--- AVAILABLE DATA ---

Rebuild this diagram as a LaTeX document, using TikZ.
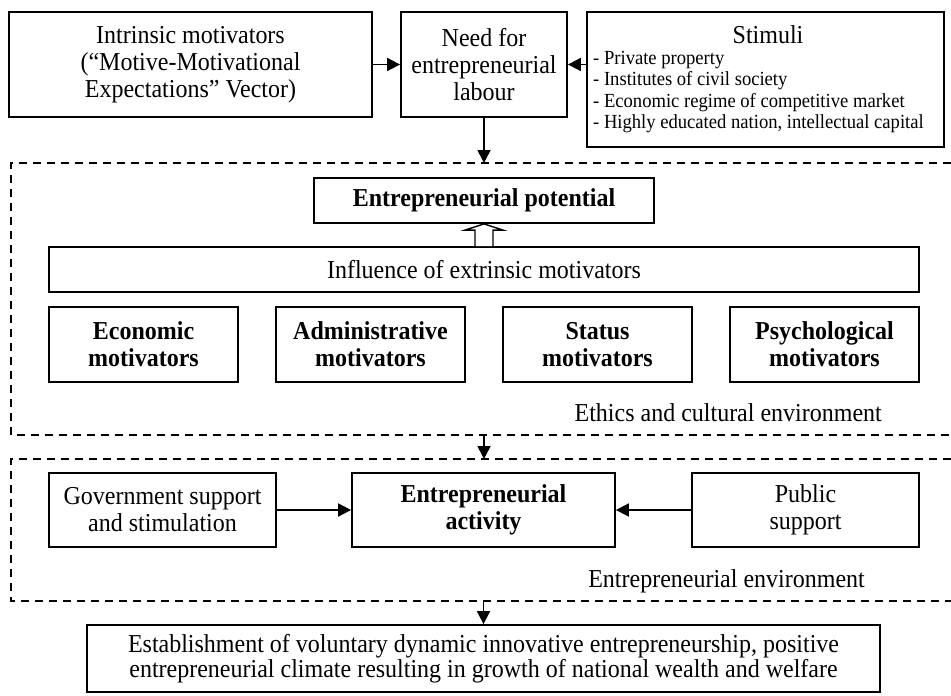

---
--- AVAILABLE DATA ---

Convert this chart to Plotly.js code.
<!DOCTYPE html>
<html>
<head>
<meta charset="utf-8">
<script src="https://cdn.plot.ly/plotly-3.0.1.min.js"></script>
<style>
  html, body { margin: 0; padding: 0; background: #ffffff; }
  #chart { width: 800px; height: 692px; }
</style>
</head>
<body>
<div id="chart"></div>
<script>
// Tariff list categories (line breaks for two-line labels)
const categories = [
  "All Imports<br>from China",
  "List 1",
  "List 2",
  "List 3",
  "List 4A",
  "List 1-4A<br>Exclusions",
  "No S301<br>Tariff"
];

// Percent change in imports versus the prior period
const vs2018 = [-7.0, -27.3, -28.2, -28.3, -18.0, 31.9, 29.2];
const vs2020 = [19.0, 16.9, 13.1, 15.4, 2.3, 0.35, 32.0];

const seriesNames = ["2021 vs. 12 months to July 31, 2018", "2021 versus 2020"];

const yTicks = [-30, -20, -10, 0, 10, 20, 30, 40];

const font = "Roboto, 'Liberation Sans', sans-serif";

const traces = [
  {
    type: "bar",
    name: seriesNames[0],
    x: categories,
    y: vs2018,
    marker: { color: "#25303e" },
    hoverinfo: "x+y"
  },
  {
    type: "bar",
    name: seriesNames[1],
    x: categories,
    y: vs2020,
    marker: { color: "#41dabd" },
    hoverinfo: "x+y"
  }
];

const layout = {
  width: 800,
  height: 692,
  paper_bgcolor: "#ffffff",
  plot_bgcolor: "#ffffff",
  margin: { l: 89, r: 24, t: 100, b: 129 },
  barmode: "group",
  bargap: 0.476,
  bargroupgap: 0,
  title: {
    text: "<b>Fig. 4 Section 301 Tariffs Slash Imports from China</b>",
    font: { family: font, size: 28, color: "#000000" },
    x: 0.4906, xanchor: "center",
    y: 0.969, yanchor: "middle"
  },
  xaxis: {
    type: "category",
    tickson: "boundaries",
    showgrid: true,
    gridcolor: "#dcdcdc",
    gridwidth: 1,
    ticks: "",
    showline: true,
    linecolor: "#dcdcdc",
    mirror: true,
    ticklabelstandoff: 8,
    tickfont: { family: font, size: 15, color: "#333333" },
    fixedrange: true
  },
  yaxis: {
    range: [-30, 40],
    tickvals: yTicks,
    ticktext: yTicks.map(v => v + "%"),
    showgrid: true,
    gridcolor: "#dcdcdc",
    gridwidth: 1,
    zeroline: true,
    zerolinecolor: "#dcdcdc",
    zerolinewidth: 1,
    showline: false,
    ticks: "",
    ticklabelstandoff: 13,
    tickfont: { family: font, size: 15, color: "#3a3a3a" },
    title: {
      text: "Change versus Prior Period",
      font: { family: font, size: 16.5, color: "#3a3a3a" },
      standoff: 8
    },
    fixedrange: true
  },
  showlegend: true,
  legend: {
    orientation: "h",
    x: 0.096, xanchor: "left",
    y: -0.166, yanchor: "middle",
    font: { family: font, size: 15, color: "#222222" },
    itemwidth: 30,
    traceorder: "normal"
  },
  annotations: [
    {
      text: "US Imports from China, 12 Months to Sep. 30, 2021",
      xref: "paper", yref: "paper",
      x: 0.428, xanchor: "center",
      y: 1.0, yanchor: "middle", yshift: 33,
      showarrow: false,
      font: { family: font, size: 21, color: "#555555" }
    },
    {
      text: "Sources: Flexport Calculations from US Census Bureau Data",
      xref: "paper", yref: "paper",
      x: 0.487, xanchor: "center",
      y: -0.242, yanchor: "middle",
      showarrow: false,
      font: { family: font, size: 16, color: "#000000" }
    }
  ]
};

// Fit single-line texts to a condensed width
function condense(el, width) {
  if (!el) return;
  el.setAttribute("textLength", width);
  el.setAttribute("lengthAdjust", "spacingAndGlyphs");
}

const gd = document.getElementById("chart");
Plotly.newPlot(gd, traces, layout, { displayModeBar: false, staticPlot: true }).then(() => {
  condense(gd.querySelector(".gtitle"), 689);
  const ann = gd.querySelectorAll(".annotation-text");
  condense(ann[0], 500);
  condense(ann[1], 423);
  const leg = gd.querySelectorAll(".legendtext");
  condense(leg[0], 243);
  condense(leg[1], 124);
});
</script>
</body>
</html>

---

**TASK DETAILS:**
From the listing above, copy every line that holds the string "this".

**TASK SOLUTION:**
Rebuild this diagram as a LaTeX document, using TikZ.
Convert this chart to Plotly.js code.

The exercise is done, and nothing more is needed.